К моему приходу был готов ужин. Бывший танкист Илья постарался на ощупь угадать возраст наших сыновей, и почти угадал. У них с Марией было два взрослых сына, которые жили и работали в Москве или Подмосковье. О войне Илья вспоминал неохотно, скупо; лишь мельком рассказал несколько эпизодов с его друзьями, причём по большей части комичных. Мы старались не задавать вопросов, которые могли усилить его страдания. Да и чего было расспрашивать – «его» война была вся видна в его облике. За столом мы выпили немного хмельного. Не знаю, это ли послужило виной, но выходя из дома на улицу, Илья ударился головой о притолоку и рассёк лоб. Жена его перевязала. Кстати, меня всегда удивляло, почему в деревнях чаще всего дверной проём делали ниже роста среднестатистического человека. Илья же был высок и не мог, не наклонившись, пройти через порог. Может, так и было задумано, чтобы любой гость, входя в дом, кланялся хозяевам?
Мы с Николкой соорудили что-то вроде удочки. Леску, крючки и грузила мы привезли с собой, а в поплавках в сельской местности никогда недостатка не было – гусиные перья, во множестве валявшиеся на земле, особенно рядом с водоёмами, подходили для этого как ничто другое. Поплавав и поныряв, гуси начинают сушить перья взмахами крыльев, да ещё и перебирают клювом свои пёрышки – вот они и отваливаются. Мы нашли несколько хороших гусиных перьев, одно из них приспособили к нашей импровизированной удочке, а остальные решили взять с собой в Железногорск. Нашли метровую палочку, подвязали к ней леску – вот и удочка готова.
Взяв снасть, мы пошли вдоль копаней. Хотелось проверить, водится ли там рыба. В одной из бунок вдруг поплавок резко пошёл вниз, и мы вытащили на берег красивую «золотую рыбку» – жёлтого карася весом в полкило. Его чешуя блестела на солнце, словно покрытая позолотой. Воодушевлённые, мы продолжили рыбалку, но сколько ни закидывали нашу снасть, сколько ни ходили по другим копаням, больше поклёвок не было. Так с одной рыбкой мы и вернулись обратно.
Утром хозяйка подала к завтраку нашего свежеподжаренного карася. Каждому досталось по кусочку. После завтрака я вышел на улицу. Возле калитки дома Ильи была вкопана скамейка, красиво блестевшая свежей голубой краской. Прежде, чем присесть, я осторожно ладонью попробовал – высохла ли краска. Мне показалось, что да. Но когда через несколько минут я вставал, то почувствовал, что мои брюки отделяются от скамейки с трудом. Я обернулся и увидел, что на скамейке остались отметины от моих штанов. Конечно, и брюки мои на «том самом месте» покрасились в голубой цвет. Делать было нечего, и я обратился за советом к женщинам. Вдоволь надо мной потешившись, они всё-таки сообразили, что надо выручать несчастного человека, ведь у меня с собой даже спортивных брюк про запас не было, а сегодня надо было ехать домой.
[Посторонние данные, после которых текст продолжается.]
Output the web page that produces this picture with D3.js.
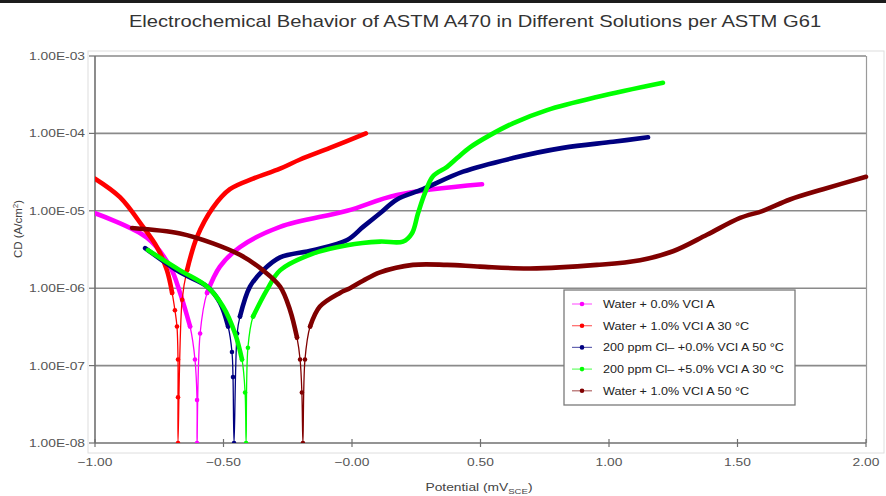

Тётя Мария предложила попробовать почистить брюки уксусом. Дала мне ватку и объяснила, что когда красила рамы, стирала таким образом с окон краску, случайно на них попавшую. Поскольку ничего другого мне не оставалось, я принял предложение. Взял уксусную кислоту в бутылочке и кусочек ваты. Должен признать, что я оказался совершенно не в курсе опасных свойств уксуса и даже не задумался о каких-либо мерах безопасности. Зашёл в укромное место, снял штаны, зажал вату тремя пальцами левой руки и, обильно поливая вату кислотой, тёр брюки, стараясь оттереть с них краску. Я потратил много времени, сил и уксуса, но в конце концов мне удалось более-менее очистить ткань. После этого я надел на себя брюки, считая, что сделал всё необходимое.
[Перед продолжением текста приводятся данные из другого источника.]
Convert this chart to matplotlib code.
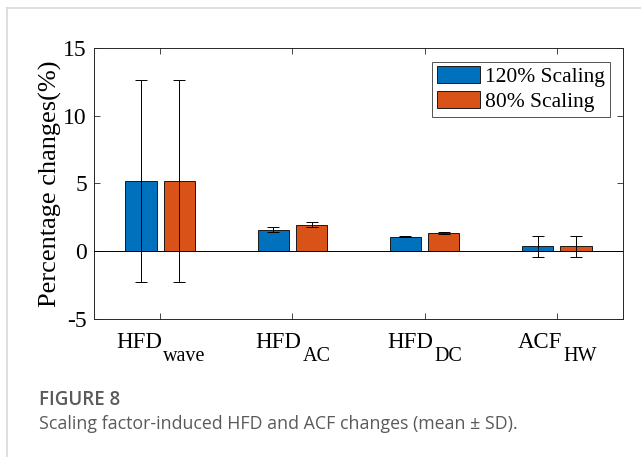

Мы попрощались с хозяевами, поблагодарили их за тёплый приём. Повязку с головы дяди Ильи к тому времени уже сняли. Они пригласили нас приехать когда-нибудь ещё.
В Железногорск мы добрались без приключений. Дома были уже часа в три дня. Назавтра я должен был с утра идти на работу. Между тем почувствовал, что пальцы левой руки начали опухать. Я не стал обращаться в больницу, надеясь, что всё заживёт само. Пошёл на работу, отработал эту смену и следующую, ночную. На руку не жаловался, хотя она опухала всё больше. Несмотря на это, после моей ночной смены мы снова решили отдохнуть и порыбачить на турбазе.
Вот тут-то я, наконец, понял, что надо что-то делать – мне было трудно закидывать удочку и даже держать её в руках. Пальцы сильно распухли, кожа заметно растянулась, под ней чувствовалась какая-то жидкость.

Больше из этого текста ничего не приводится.